コラム

コミュニティは
オフィスに必要?

町家を引き受け、改修し、魅力を感じる人とつなぐ。そうして、あらたな町家の価値を生み出す株式会社スペースドットラボ。解体予定だった築100年の町家5棟を改修して、現代の町家暮らしを体験できる宿「紀寺の家」を2011年にはじめました。また、町家暮らしを日常にしたい人のための賃貸事業も展開しています。

代表の藤岡俊平さんは、2023年に実家の隣りにある旧南都銀行・紀寺支店をリノベーション。シェアリングコミュニティスペース「bird bird」をはじめました。企業がはばたくには、コミュニティとのつながりが大切? bird birdで、話を聞きます。

 

ニュートラルとコミュニティ

―― 藤岡さんが奈良に帰ったのは、2009年でしたね。

スペースドットラボ 藤岡さん
そう。東京で建築設計の仕事をしたのち、奈良での活動をはじめました。「コミュニティ」は、それからずっと考えつづけていることの一つかもしれません。

会員、常連、サークルメンバー…コミュニティを表す言葉はいろいろあるけれど、そこには居場所をもつ安心感と同時に、所属が足かせになる可能性もふくんでいると思います。

奈良に帰ってくると「どこかへ所属したほうがいいのかな」という空気をなんとなく感じました。だけど、一つのコミュニティにしばられることなく、ニュートラルな自分自身として奈良に居つづけることが大切だという気がしたんです。

それからぼくは、デザインや建築、それから公共やまちづくりの文脈に関わっていきます。自分が会いたい人を訪ね、つながり、あたらしい価値を生み出していく。15年間生活するなかでつながった人たちと、出会いなおせる場をつくりたかったんです。

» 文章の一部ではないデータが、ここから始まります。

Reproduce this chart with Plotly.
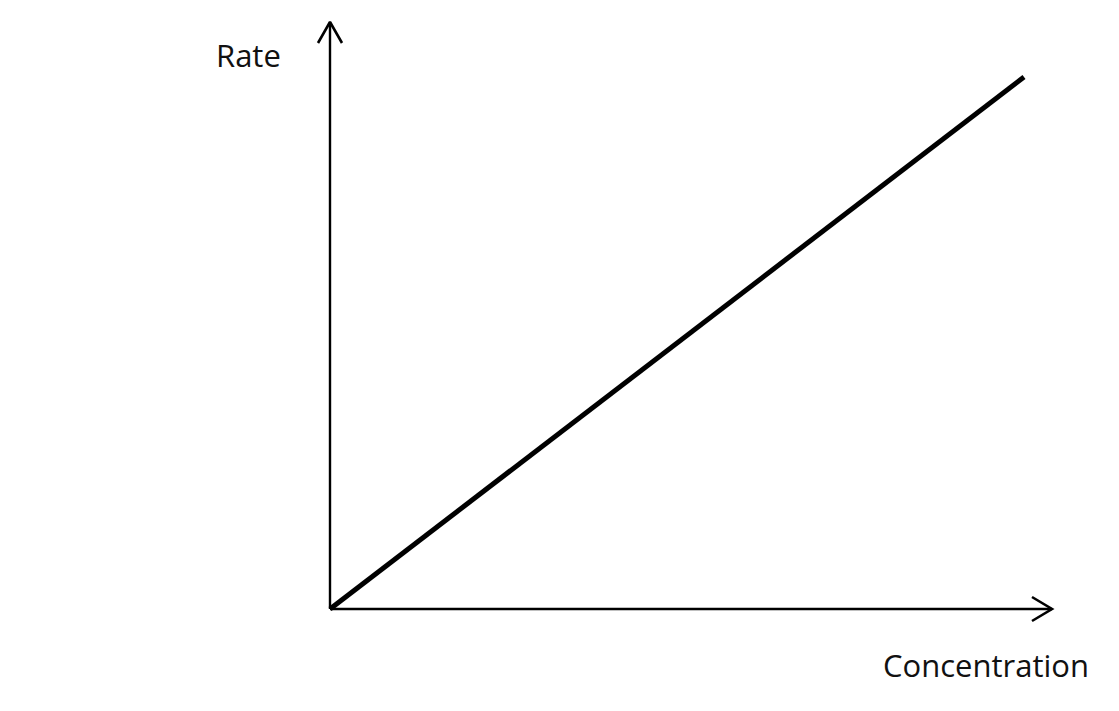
import plotly.graph_objects as go

# Data
concentration = [0.0, 1.0]
rate = [0.0, 1.0]
x_label = "Concentration"
y_label = "Rate"

OFF = 8  # default page body margin
W, H = 1119 - OFF, 711 - OFF
# pixel mapping (page coords): origin at (330, 609), (1,1) at (1024, 77)
px_x0, px_y0 = 330 - OFF, 609 - OFF
sx = 1024 - 330
sy = 609 - 77
xr = [-px_x0 / sx, (W - px_x0) / sx]
yr = [(px_y0 - H) / sy, px_y0 / sy]

def dx(p):
    return p / sx

def dy(p):
    return p / sy

y_top = dy(609 - 22)
x_end = dx(1052 - 330)

fig = go.Figure()
fig.add_trace(go.Scatter(x=concentration, y=rate, mode="lines",
                         line=dict(color="black", width=5), hoverinfo="skip"))
fig.add_trace(go.Scatter(x=[0, 0], y=[0, y_top], mode="lines",
                         line=dict(color="black", width=2.4), hoverinfo="skip"))
fig.add_trace(go.Scatter(x=[-dx(12), 0, dx(12)], y=[y_top - dy(21), y_top, y_top - dy(21)],
                         mode="lines", line=dict(color="black", width=2.6), hoverinfo="skip"))
fig.add_trace(go.Scatter(x=[0, x_end], y=[0, 0], mode="lines",
                         line=dict(color="black", width=2.4), hoverinfo="skip"))
fig.add_trace(go.Scatter(x=[x_end - dx(20), x_end, x_end - dx(20)], y=[dy(12), 0, -dy(12)],
                         mode="lines", line=dict(color="black", width=2.6), hoverinfo="skip"))

fig.add_annotation(x=dx(248.5 - 330), y=dy(609 - 55), text=y_label, showarrow=False,
                   font=dict(family="Open Sans", size=31, color="#111111"),
                   xanchor="center", yanchor="middle")
fig.add_annotation(x=dx(986 - 330), y=dy(609 - 665), text=x_label, showarrow=False,
                   font=dict(family="Open Sans", size=31, color="#111111"),
                   xanchor="center", yanchor="middle")

fig.update_layout(
    width=W, height=H, margin=dict(l=0, r=0, t=0, b=0),
    paper_bgcolor="white", plot_bgcolor="white", showlegend=False,
    xaxis=dict(range=xr, visible=False, fixedrange=True),
    yaxis=dict(range=yr, visible=False, fixedrange=True),
)
fig.write_html("out.html")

bird birdをつくった理由は、奈良を離れない人として、まちに恩返しがしたかったから。人は集まることで、あたらしい“何か”を生んでいきます。人と人がつながることで、まちはじわじわ上がっていきます。

まちにはいろいろな関わりが必要ですよね。建築家も、着付師も、お酒をつくる人も、料理人も、デザイナーも、メタバースをつくる人も、会社で働く人も、公務員の人も、今は力をたくわえている人も。職種や所属をこえて、クリエイティブな人が集える場をつくりたかったんです。

bird birdは、クリエイティブという色をもちつつ、奈良の人と人がつながる場所でありたい。bird birdの捉える「クリエイティブ」は、広義だと思います。働きかたは多様で、会社に勤めている人も、会社を経営している人も、自分でなにかを立ち上げた人もいる。肩書に関係なく、それぞれの場所で価値をつくろうとしている人が集う印象です。

―― 名前が印象的でした。“birds”ではなく“bird bird”。そこには、何が込められているんでしょう?

スペースドットラボ 藤岡さん
とまり木をつくりたかったんです。鳥たちは、その日その日の天候などにあわせて、いろいろな木にとまりますよね。

たとえばサテライトオフィスを考える人が、まずはここにオフィスをかまえる。そして、いろいろな人と知り合うなかで、飛び立つ準備をする。

ここは、いつかは巣立っていくための場所でもあります。

この15年間で、奈良にはとまり木が増えましたね。2020年オープンのBONCHI、2024年オープンの博多小料理くみ子… 奈良にはいくつもとまり木があって、その一つとしてbird birdがある。場が多様になって、生き方も多様になって。

サテライトオフィス開設をきっかけにコミュニティともつながり、あたらしい仕事が生まれていくといいなあ。じっさい、ここでの出会いから仕事も生まれているので。

そうそう、日本仕事百貨では「かこむ仕事百貨」をしているでしょう。あれは焚き火を囲みながら企業の人と話す、というコンセプトだったけれど、ああして何かを囲むのはとてもいいなと思った。

今回のサテライトオフィスプロジェクトをつうじて、bird birdでも何かできたらいいな。…そうだ、サテライトオフィスを検討する企業さん向けに、奈良でツアーをひらくのはどうかな。物件をめぐって、夜はbird birdでごはんを囲む。奈良のクリエイターも集まって。